The same group of pastors rented out the Farmington High School stadium on July 28 for a five-hour rally to pray for repentance and Christian unity. A crowd of 2,500 gathered, including 54 clergy.

"That was an incredible time of intercession," said the Rev. Randy Joslin, a local Assemblies of God pastor. "It broke some things loose. Our area is not transformed, but it's on the road to transformation."

On New Year's Eve, about 1,800 people gathered at Shiprock High School on the Navajo Reservation 28 miles to the west of Farmington to pray for families and against crime, domestic violence and addictions.

"I've been waiting for something like this to happen for many, many years," said the Rev. T.H. "Tulley" Lee, the Navajo pastor of the Church at Farmington.

"It's nearly impossible to get Navajo pastors together because there's so much suspicion. Eighty percent of the churches on the reservation are independent."

"I believe God has something special here for the Four Corners," said Robert Tso, the Navajo pastor of Victory Life Church in Shiprock and the director of an alcohol recovery program for 20 young men. "I believe that if we hang around here a little longer, we'll see something."

The sheriff, a Southern Baptist who was elected in 1994 and a second time in 1998, has already seen the glimmers of hope. Producing a graph comparing 1999 to 2000, he insists crime is down in the 5,500-square-mile county. Rape, assaults, burglary, larceny and car theft are all down, he said. But homicides went up.

"If you're looking for instantaneous results that are answered divinely, I think you're looking wrongly," he says. "But God has His own timing. On a small scale, there's been some changes. It's hard to say what that's attributed to."

For instance, his department has gotten some unusual breakthroughs this year on unsolved homicides. One was a man responsible for four killings.

"This came after the video was sent out and then arresting officers were Christians," the sheriff says. "Now, is there a link? Who knows?"

At least, he added, San Juan County has, per capita, many more criminals arrested and in jail than does Albuquerque to the south.

The high desert, sagebrush-covered Four Corners area is known for Wild West-style crime statistics. A book, "The Broken Circle," chronicles how the murder of several Navajo men by white teen-agers in 1974 split the community.

"Twenty years ago, our violent crime was much worse," conceded the sheriff, 50, a 26-year veteran with the department. "In the 1970s, it was rapes, homicides and aggravated assault. Today, it's drugs, drunken driving and domestic violence. We're having less extreme violence."

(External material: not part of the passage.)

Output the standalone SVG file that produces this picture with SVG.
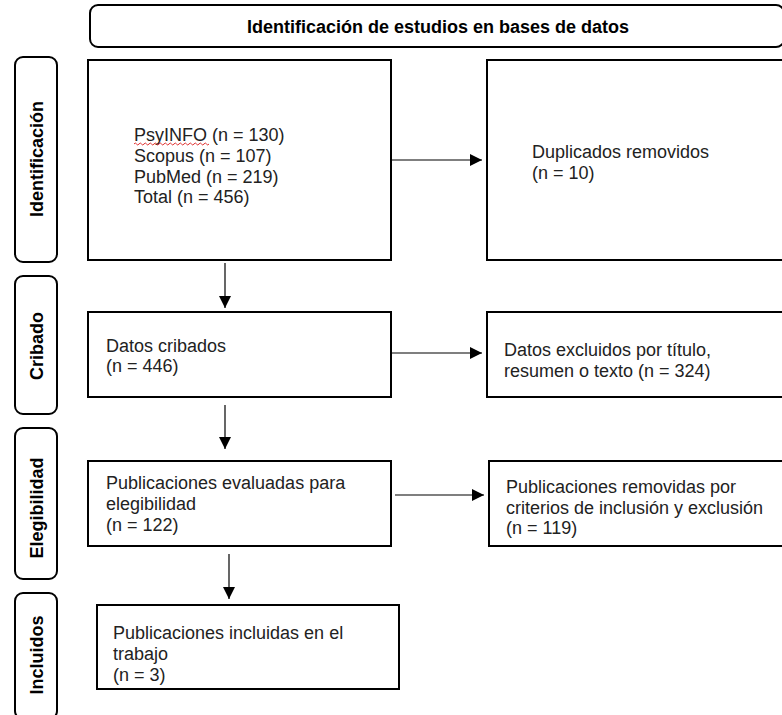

But the area is hardly crime-free, according to statistics from the Farmington Police Department, which asserts that crime within its boundaries actually increased in 2000. Homicide, rape, robbery, assault, larceny and embezzlement were up. Burglary, car theft, arson, drunken driving and fraud were down.

"We need to pray about this, folks," Mr. Baker told a twice-monthly gathering of pastors who met at the Navajo Missions office for a recent early-morning meeting.

The 17 pastors seated in the room nodded. In an effort to boost the spiritual temperature of the area, churches and individuals brought in Franklin Graham, son of evangelist Billy Graham, for a crusade in 1996.

But still the dreary everyday work needs to be done.

One pastor, who confessed to feeling "discouragement, despair and disillusionment," conceded: "Things don't happen at the pace we want or the depth we want here. It's truly taken a lot of golf and coffee to bring this group together."

"We're establishing a spiritual beachhead," said Cindy Crebo, coordinator of the Four Corners Prayer Center. "But we've not seen social transformation yet."

At the end of their meeting, they all gathered to pray.

"Lord," one prayed, we're not where You want us to be, but when You compare us with where Farmington was in the 1970s and 1980s, things are much better now. Biblically, we are one body whether we like it or not."